You might have been told to be aggressive in your savings as much as possible, because your full social security benefit may not be there when you retire.
But what does that mean for you? If you’re an older investor, there is a decent chance you will get your full benefits. But if you’re an investor in your 30s or 40s, how do you factor social security benefits into your retirement plans? Should you assume there will be only a reduced benefit when you get to your golden years?
First, we’ll tell you how to get your estimated monthly social security benefit amount. Create an account at www.ssa.gov where you can see your estimated monthly benefit, which is based on your actual earnings history. This estimated benefit might seem very low, but you should know that the estimates assume you'll continue to work and make about the same amount as you did the last couple of years every year until you retire. Also, they don't factor in inflation. The estimates are more helpful the closer to the retirement you get.
Second, let’s help younger savers get a more accurate picture of what their retirement benefit will be when they retire. Based on the trustees' report, social security will have solvency through 2034. But that doesn't mean that social security will go bankrupt in 2034, since social security after 2034 will still have payroll tax dollars. However, the trust fund will be gone.
Assuming that nothing changes, the administration will still be able to pay out social security benefits--but it will be at a reduced rate of 79%, because that's what payroll tax dollars will cover. However, there are a plenty of levers available to Congress to stimulate social security, rather than cutting benefits radically (you can imagine, no representative wants to go back to his or her district, and tell voters above a certain age that they will get a reduced benefit going forward). So we think the Congress is more likely to adjust the amount of income that's subject to social security, or increase the full retirement age.
Many financial advisors recommend taking the conservative tack of assuming a reduced benefit. After all, it's better to be safe than sorry with retirement savings, since there are no loans available to fund retirement. If you’re under 45, we suggest using a one-third deduction in the benefit amount you can find on ssa.gov.

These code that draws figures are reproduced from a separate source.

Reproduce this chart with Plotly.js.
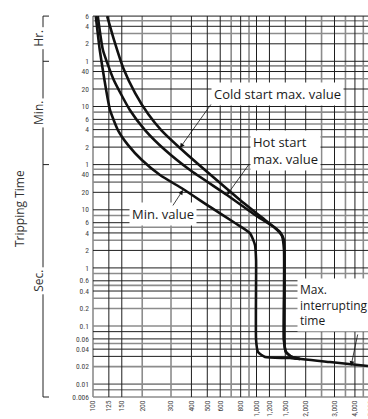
<!DOCTYPE html>
<html><head><meta charset="utf-8">
<script src="https://cdn.plot.ly/plotly-3.0.1.min.js"></script>
<style>html,body{margin:0;padding:0;overflow:hidden;background:#fff}</style>
</head><body>
<div id="chart" style="width:376px;height:419px"></div>
<script>
// ---- data ----
const xTickVals = [100,125,150,200,300,400,500,600,800,1000,1200,1500,2000,3000,4000,5000];
const xTickText = ['100','125','150','200','300','400','500','600','800','1,000','1,200','1,500','2,000','3,000','4,000','5,000'];
const xGridDark = [125,150,400,500,600,800,1000,1200,1500,2000,3000,4000,5000];
const xGridGrey = [100,200,300,700,900,2500,3500,4500];

// tripping time in seconds; labels shown in Hr / Min / Sec units
const yTickVals = [21600,14400,7200,3600,2400,1200,600,360,240,120,60,40,20,10,6,4,2,1,0.6,0.4,0.2,0.1,0.06,0.04,0.02,0.01,0.006];
const yTickText = ['6','4','2','1','40','20','10','6','4','2','1','40','20','10','6','4','2','1','0.6','0.4','0.2','0.1','0.06','0.04','0.02','0.01','0.006'];
const yGridDark = [21600,14400,7200,3600,2400,1200,600,360,240,120,60,40,20,10,6,4,2,1,0.6,0.4,0.08,0.06,0.04,0.03];
const yGridGrey = [18000,10800,3000,1800,480,300,180,50,30,8,5,3,0.8,0.5,0.3,0.2,0.1,0.05,0.02,0.01,0.008,0.006];

// unit bands (seconds): Hr, Min, Sec
const unitNames = ['Hr.','Min.','Sec.'];
const unitBounds = [21600,3600,60,0.006];

const minCurrent = [104,110,117.5,127,142,164,199,257,355,520,739,912,979,994,994,1021,1127,1603,2815,4808];
const minTime    = [21600,5630,1715,523,236,130,72,39.7,22.8,11.2,5.93,3.98,2.48,1.37,0.0574,0.0357,0.0293,0.0281,0.024,0.0205];

const hotCurrent = [107,115,134,168,208,276,392,660,979,1297,1432,1473,1473,1514,1648,1845];
const hotTime    = [21600,5630,1715,523,236,107,48.4,18.0,8.14,4.87,3.54,2.03,0.0574,0.0357,0.0293,0.027];

const coldCurrent = [122,135,153,181,218,262,340,484,793,1127,1393,1473,1473,1514,1648,1845];
const coldTime    = [21600,8050,2760,1020,440,233,116,48.4,14.8,6.68,4.15,3.02,0.0574,0.0357,0.0293,0.027];
</script>
<script>
const L = Math.log10;
const yMin = L(0.006), yMax = L(0.006) + 381/58.1;
const xMin = 2, xMax = 2 + 283/163.5;
const yPaper = v => (L(v) - yMin) / (yMax - yMin);
const xPaper = v => (L(v) - xMin) / (xMax - xMin);
const px2paperX = px => (px - 93) / 283;

const lineStyle = {color:'#111', width:2.6, shape:'spline', smoothing:0.5};
const traces = [
  {x:minCurrent, y:minTime, mode:'lines', line:lineStyle, hoverinfo:'skip'},
  {x:hotCurrent, y:hotTime, mode:'lines', line:lineStyle, hoverinfo:'skip'},
  {x:coldCurrent, y:coldTime, mode:'lines', line:lineStyle, hoverinfo:'skip'}
];

const textFont = {family:'Open Sans, Noto Sans, sans-serif', size:13, color:'#1a1a1a'};
function label(text, I, t, align, xanchor, size){
  return {x:L(I), y:L(t), xref:'x', yref:'y', text:text, showarrow:false,
          font:Object.assign({}, textFont, size ? {size:size} : {}),
          bgcolor:'#fff', align:align||'center', xanchor:xanchor||'center', borderpad:2};
}
function arrow(fromI, fromT, toI, toT){
  return {x:L(toI), y:L(toT), ax:L(fromI), ay:L(fromT), xref:'x', yref:'y', axref:'x', ayref:'y',
          text:'', showarrow:true, arrowhead:2, arrowsize:1.2, arrowwidth:0.8, arrowcolor:'#111', standoff:0};
}
const annotations = [
  label('Cold start max. value', 1335, 985),
  arrow(534, 689, 340, 116),
  label('Hot start<br>max. value', 912, 103, 'left', 'left'),
  arrow(912, 64, 660, 18.0),
  label('Min. value', 268, 8.6),
  arrow(304, 11.2, 355, 21.9),
  label('Max.<br>interrupting<br>time', 1770, 0.23, 'left', 'left', 12),
  arrow(4177, 0.0758, 3785, 0.0205),
  {x:px2paperX(19), y:0.496, xref:'paper', yref:'paper', xanchor:'center', yanchor:'middle', text:'Tripping Time', textangle:-90, showarrow:false,
   font:{family:'Open Sans, Noto Sans, sans-serif', size:12, color:'#333'}}
];

const shapes = [];
// grid
const darkLine = {color:'#1e1e1e', width:1}, greyLine = {color:'#8c8c8c', width:1.6};
yGridGrey.forEach(v => shapes.push({type:'line', layer:'below', xref:'paper', yref:'paper', x0:0, x1:1, y0:yPaper(v), y1:yPaper(v), line:greyLine}));
xGridGrey.forEach(v => shapes.push({type:'line', layer:'below', xref:'paper', yref:'paper', y0:0, y1:1, x0:xPaper(v), x1:xPaper(v), line:greyLine}));
yGridDark.forEach(v => shapes.push({type:'line', layer:'below', xref:'paper', yref:'paper', x0:0, x1:1, y0:yPaper(v), y1:yPaper(v), line:darkLine}));
xGridDark.forEach(v => shapes.push({type:'line', layer:'below', xref:'paper', yref:'paper', y0:0, y1:1, x0:xPaper(v), x1:xPaper(v), line:darkLine}));

// unit bracket at left
const bx = px2paperX(43), bx2 = px2paperX(49);
shapes.push({type:'line', xref:'paper', yref:'paper', x0:bx, x1:bx, y0:yPaper(unitBounds[0]), y1:yPaper(unitBounds[unitBounds.length-1]), line:{color:'#222', width:1}});
unitBounds.forEach(v => shapes.push({type:'line', xref:'paper', yref:'paper', x0:bx, x1:bx2, y0:yPaper(v), y1:yPaper(v), line:{color:'#222', width:1}}));
unitNames.forEach((n, i) => {
  const mid = (yPaper(unitBounds[i]) + yPaper(unitBounds[i+1])) / 2;
  annotations.push({x:px2paperX(39), y:mid, xref:'paper', yref:'paper', xanchor:'center', yanchor:'middle', text:n, textangle:-90, showarrow:false,
    bgcolor:'#fff', borderpad:2, font:{family:'Open Sans, Noto Sans, sans-serif', size:12, color:'#333'}});
});

const tickFont = {family:'Liberation Sans Narrow, Roboto Condensed, Noto Sans Condensed, DejaVu Sans Condensed, sans-serif', size:7.5, color:'#444'};
const layout = {
  width:376, height:419,
  margin:{l:93, r:0, t:16, b:22},
  paper_bgcolor:'#fff', plot_bgcolor:'#fff',
  showlegend:false,
  xaxis:{type:'log', range:[xMin, xMax], tickmode:'array', tickvals:xTickVals, ticktext:xTickText,
    tickangle:-90, tickfont:tickFont, ticks:'', showgrid:false,
    showline:false, zeroline:false, fixedrange:true, ticklabelstandoff:1},
  yaxis:{type:'log', range:[yMin, yMax], tickmode:'array', tickvals:yTickVals, ticktext:yTickText,
    tickfont:tickFont, ticks:'', showgrid:false,
    showline:false, zeroline:false, fixedrange:true, ticklabelstandoff:3},
  annotations:annotations,
  shapes:shapes
};
Plotly.newPlot('chart', traces, layout, {displayModeBar:false, staticPlot:true});
</script>
</body></html>
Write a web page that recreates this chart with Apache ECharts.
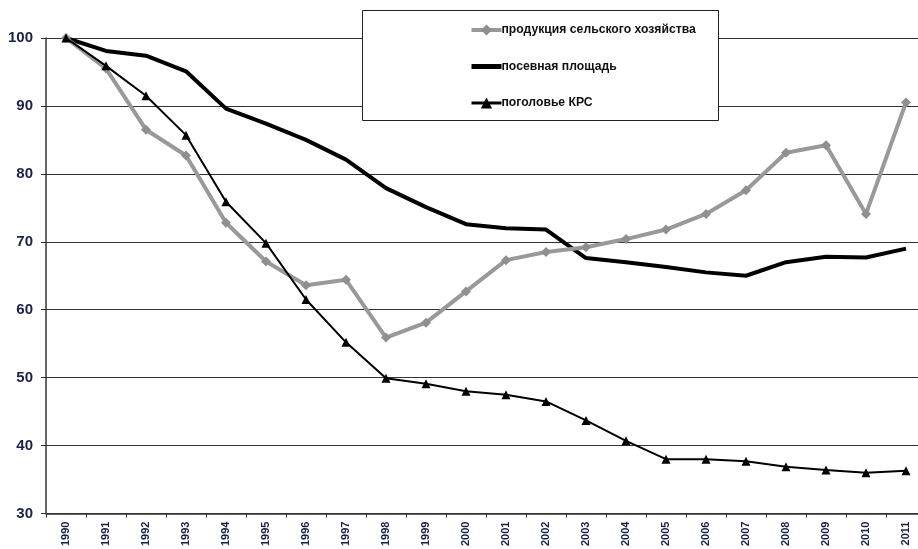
<!DOCTYPE html>
<html>
<head>
<meta charset="utf-8">
<script src="https://cdn.jsdelivr.net/npm/echarts@6/dist/echarts.min.js"></script>
<style>html,body{margin:0;padding:0;background:#fff;overflow:hidden;width:918px;height:549px;}#c{width:926px;height:549px;}</style>
</head>
<body>
<div id="c"></div>
<script>
var years = ['1990','1991','1992','1993','1994','1995','1996','1997','1998','1999','2000','2001','2002','2003','2004','2005','2006','2007','2008','2009','2010','2011'];
var agriProduction = [100, 95.5, 86.5, 82.7, 72.8, 67.1, 63.6, 64.4, 55.9, 58.1, 62.7, 67.3, 68.5, 69.2, 70.4, 71.8, 74.1, 77.6, 83.1, 84.2, 74.1, 90.5];
var sownArea = [100, 98.1, 97.4, 95.1, 89.6, 87.4, 85.0, 82.1, 77.9, 75.1, 72.6, 72.0, 71.8, 67.6, 67.0, 66.3, 65.5, 65.0, 67.0, 67.8, 67.7, 69.0];
var cattle = [100, 95.9, 91.5, 85.7, 75.9, 69.8, 61.5, 55.2, 49.9, 49.1, 48.0, 47.5, 46.5, 43.7, 40.7, 38.0, 38.0, 37.7, 36.9, 36.4, 36.0, 36.3];
var seriesNames = ['продукция сельского хозяйства', 'посевная площадь', 'поголовье КРС'];

var chart = echarts.init(document.getElementById('c'), null, {renderer: 'canvas'});
var labelColor = '#1a2048';
chart.setOption({
  animation: false,
  backgroundColor: '#ffffff',
  textStyle: {fontFamily: 'Liberation Sans, Arial, sans-serif'},
  grid: {left: 46, top: 38, right: 0, height: 478, containLabel: false},
  graphic: [{
    type: 'rect', left: 362, top: 10, z: 5,
    shape: {width: 356, height: 110},
    style: {fill: '#fff', stroke: '#222', lineWidth: 1}
  }],
  legend: {
    orient: 'vertical', left: 464, top: 19, z: 10,
    itemWidth: 30, itemHeight: 14, itemGap: 24.5,
    textStyle: {fontFamily: 'Liberation Sans, Arial, sans-serif', fontWeight: 'bold', fontSize: 12.2, color: '#111', padding: [0,0,0,-5]},
    data: [
      {name: seriesNames[0], lineStyle: {width: 4, color: '#999'}},
      {name: seriesNames[1], itemStyle: {opacity: 0}, lineStyle: {width: 5, color: '#000'}},
      {name: seriesNames[2], lineStyle: {width: 3, color: '#000'}}
    ]
  },
  xAxis: {
    type: 'category', data: years, boundaryGap: true,
    axisLine: {lineStyle: {color: '#333', width: 1.5}},
    axisTick: {show: true, length: 4, lineStyle: {color: '#333'}},
    axisLabel: {rotate: 90, fontSize: 11, fontWeight: 'bold', color: labelColor, margin: 8, interval: 0}
  },
  yAxis: {
    type: 'value', min: 30, max: 100, interval: 10,
    axisLine: {show: true, lineStyle: {color: '#333', width: 1.5}},
    axisTick: {show: true, length: 5, lineStyle: {color: '#333'}},
    axisLabel: {fontSize: 15, fontWeight: 'bold', color: labelColor, margin: 13},
    splitLine: {lineStyle: {color: '#333', width: 1.2}}
  },
  series: [
    {name: seriesNames[0], type: 'line', data: agriProduction, symbol: 'diamond', symbolSize: 10,
     lineStyle: {color: '#999', width: 4}, itemStyle: {color: '#8f8f8f'}, z: 3},
    {name: seriesNames[1], type: 'line', data: sownArea, symbol: 'none', showSymbol: false,
     lineStyle: {color: '#000', width: 4}, itemStyle: {color: '#000'}, z: 2},
    {name: seriesNames[2], type: 'line', data: cattle, symbol: 'triangle', symbolSize: 9,
     lineStyle: {color: '#000', width: 2}, itemStyle: {color: '#000'}, z: 4}
  ]
});
</script>
</body>
</html>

The other thing you should be aware of is that your benefit amount increases, the later you retire. If you retire at the age of 70, rather than the standard age (67), your expected benefit may be up to 40% higher than your standard benefit. Also, if you retire five years early (at the age of 62), your estimated benefit may be 30-40% lower than your benefit at the standard retirement age.
The bottom line is, social security is not a Ponzi scheme that’s going away before you retire. It is an open and transparent system; its trustees send a very detailed actuarial report to Congress that projects the program's finances 75 years into the future. It's irresponsible to suggest that the program is an unethical fraud or swindle. However, if you’re a younger individual, below 45, it’s reasonable to assume that some of the benefit will go away by the time you retire. If you want to be conservative with your planning, you should assume you will receive two-thirds of the suggested benefit on ssa.gov.